Search the listing below for "this". Copy each matching line.

— Begin —

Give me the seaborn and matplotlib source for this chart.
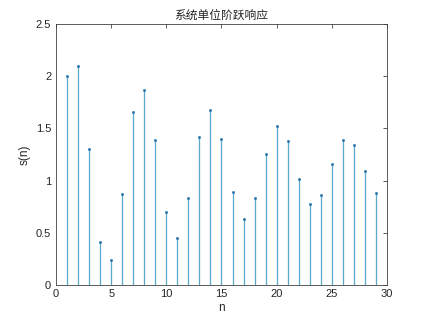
import matplotlib
matplotlib.use("Agg")
import matplotlib.pyplot as plt
import seaborn as sns
import pandas as pd

n = list(range(1, 30))
s = [2.00, 2.10, 1.30, 0.41, 0.24, 0.87, 1.66, 1.87, 1.39, 0.70,
     0.45, 0.83, 1.42, 1.68, 1.40, 0.89, 0.63, 0.83, 1.26, 1.52,
     1.38, 1.02, 0.78, 0.86, 1.16, 1.39, 1.34, 1.09, 0.88]
title = "系统单位阶跃响应"
xlabel = "n"
ylabel = "s(n)"

df = pd.DataFrame({"n": n, "s": s})

sns.set_style("white")
plt.rcParams['font.family'] = ['Liberation Sans', 'DejaVu Sans']

fig = plt.figure(figsize=(4.28, 3.21), dpi=100)
ax = fig.add_axes([0.131, 0.112, 0.773, 0.813])

color = "#5aa8cc"
ax.vlines(df["n"], 0, df["s"], colors=color, linewidth=0.9)
sns.scatterplot(data=df, x="n", y="s", ax=ax, color="#1f6fa8", s=3,
                edgecolor="#1f6fa8", linewidth=0.3, zorder=3)

ax.set_xlim(0, 30)
ax.set_ylim(0, 2.5)
ax.set_xticks([0, 5, 10, 15, 20, 25, 30])
ax.set_yticks([0, 0.5, 1, 1.5, 2, 2.5])
ax.set_yticklabels(["0", "0.5", "1", "1.5", "2", "2.5"])
ax.tick_params(direction="in", length=3, width=0.6, colors="#404040",
               labelsize=8, top=True, right=True, labelcolor="#262626")
ax.tick_params(axis="x", pad=3)
for sp in ax.spines.values():
    sp.set_visible(True)
    sp.set_color("#404040")
    sp.set_linewidth(0.6)

ax.set_title(title, fontsize=8.5, color="#262626",
             family=['Noto Sans CJK SC', 'DejaVu Sans'], pad=4)
ax.set_xlabel(xlabel, fontsize=8.5, color="#262626", labelpad=2)
ax.set_ylabel(ylabel, fontsize=8.5, color="#262626", labelpad=4)

fig.savefig("out.png", dpi=100, facecolor="white")
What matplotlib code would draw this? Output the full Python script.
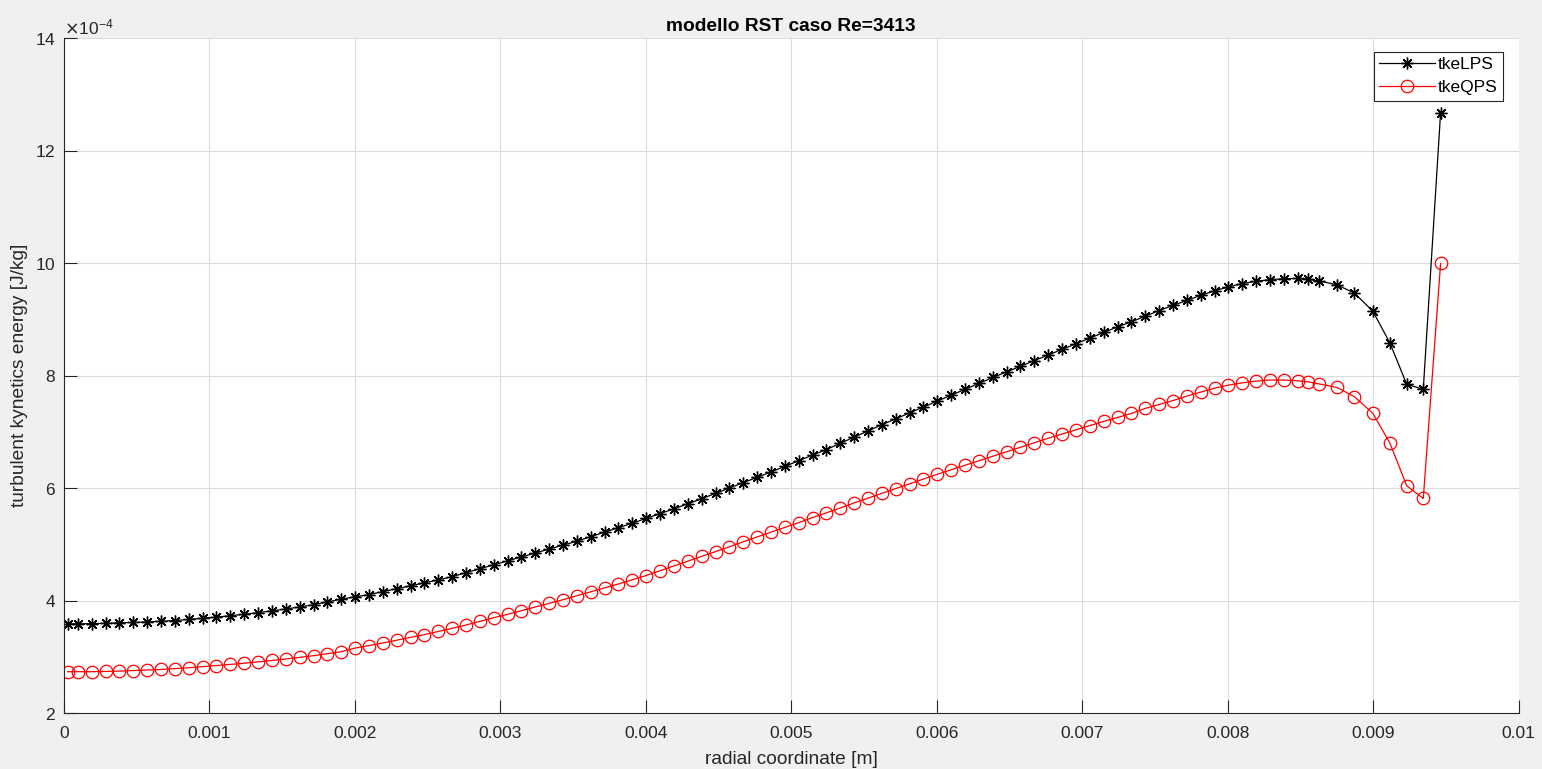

— End —

**OUTPUT OF THE TASK**
Give me the seaborn and matplotlib source for this chart.
What matplotlib code would draw this? Output the full Python script.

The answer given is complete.